Brandon Shillingford, Contributing Writer
“Sometimes, dead is better.”
Jesus, you don’t have to tell me twice.
After the smash success of 2017’s “It,” excitement for the adaptation of Stephen King’s seminal 1983 novel “Pet Sematary” was bound to be huge. But since its premiere at South by Southwest weeks ago and increased attention from critics, the buzz has gone down considerably and the reception is mixed.
I’m a fan of the book and many adaptations of King’s work, so even after its lackluster trailers and some bad word-of-mouth, I was really looking forward to seeing “Pet Sematary” and reaching my own conclusion.
And that conclusion is, I wish I had gone to see “Shazam!” again because wow, this movie is bad.
“Pet Sematary” is directed by Kevin Kölsch and Dennis Widmyer, the duo behind 2014’s wildly underseen “Starry Eyes.” The plot follows the Creed family as they move from Boston to a small town in rural Maine.

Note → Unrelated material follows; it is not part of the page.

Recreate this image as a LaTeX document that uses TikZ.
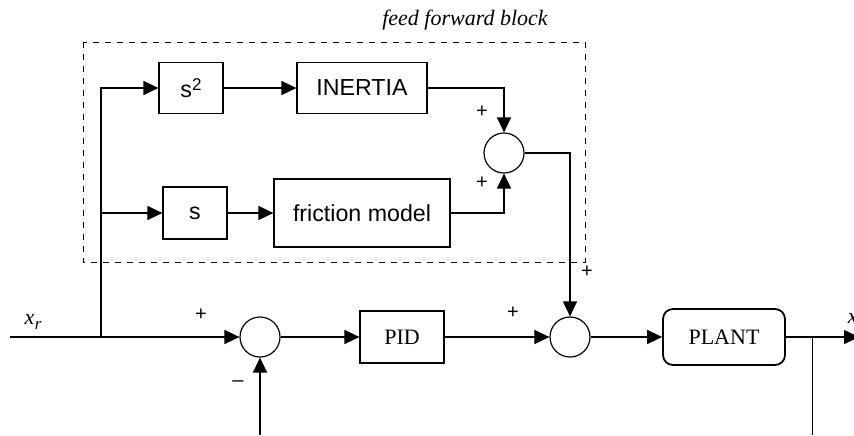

What seems like an ideal fresh start for the family turns into a horrifying nightmare, when their new neighbor Jud Crandall introduces the Creeds to a pet cemetery built on their land. A series of tragedies begin to besiege the family.
While “Pet Sematary” has a mix of supernatural thriller elements, it’s a horror story at heart — which is confusing, since it doesn’t try to scare or unnerve the audience. Instead, it just unleashes a barrage of cheap jump scares. The rest of the film is slow, boring and monotonous.
This movie is 100 minutes long, and believe me, I felt every single one. It’s one thing for a film’s pacing to be slow and deliberate, allowing the audience to wallow in the terror and tension in anticipation of what’s to come. But making the viewer sit through a varying slog of expository dialogue should be considered criminal.
And it would be different if “Pet Sematary” was at least visually interesting, but the only real way to describe the cinematography would be bland and uninspired. There are some clever shots where the use of shadows and fog obscures characters, which gives some scenes a slight sense of atmosphere, but that’s about as creative as this movie gets in terms of lighting and cinematography. Also, the gray color palette doesn’t help.
The shot composition is competent, but there’s a certain way to block scenes in horror movies to make them scary or suspenseful. “Pet Sematary” isn’t able to do either. It feels like Kölsch and Widmyer think the only way to build tension is to show characters walking slowly through dimly lit hallways being startled with loud noises.
This makes up most of the second act — characters we feel nothing for and know nothing about are put into confusing situations that don’t elicit empathy from the audience.
The Creeds are a family with almost nothing special or memorable about them. We only learn about the past of the matriarch — played exceptionally by Amy Seimetz, who tries her hardest to act like this script isn’t terrible — through an enormous expositional dump toward the end of the first act.
Before focusing on fun set pieces and how to scare an audience, the filmmakers need to build an interesting and engaging story. And in a time when audiences want original and innovative horror movies that challenge stereotypical genre conventions, “Pet Sematary” feels like an enormous step backward.
Compared to other King adaptations, this film fares even worse against the likes of “It” and “Gerald’s Game.” “It” takes the best parts of the brilliant-but-long novel and condenses it into a fun and scary blockbuster, while “Gerald’s Game” is a disturbing and chilling piece of contained domestic horror.
The biggest difference between “Pet Sematary” and these films is that — whether crafting chilling imagery or introducing new elements to established characters — they actually made the effort to elevate the source material for the visual medium.
This film had the opportunity to take any of these approaches but ignored them instead. And any changes it does make have no lasting effect on the plot or characters.
I don’t blame the film for trying to deviate from the source material. In fact, I wish it made more changes. Where I take issue is its handling of the new plot elements — like the exchange of certain characters’ fates or altered story beats toward the end of the film — that could have made for great additions.
The novel explored grief and guilt through a family’s experience. Those themes have been examined time and time again in film. In order to distinguish itself from other movies, “Pet Sematary” had to do something special and truly unique to justify its existence.
There’s one great performance and a few creepy visuals. But aside from that, “Pet Sematary” is one animal that shouldn’t have been dug up.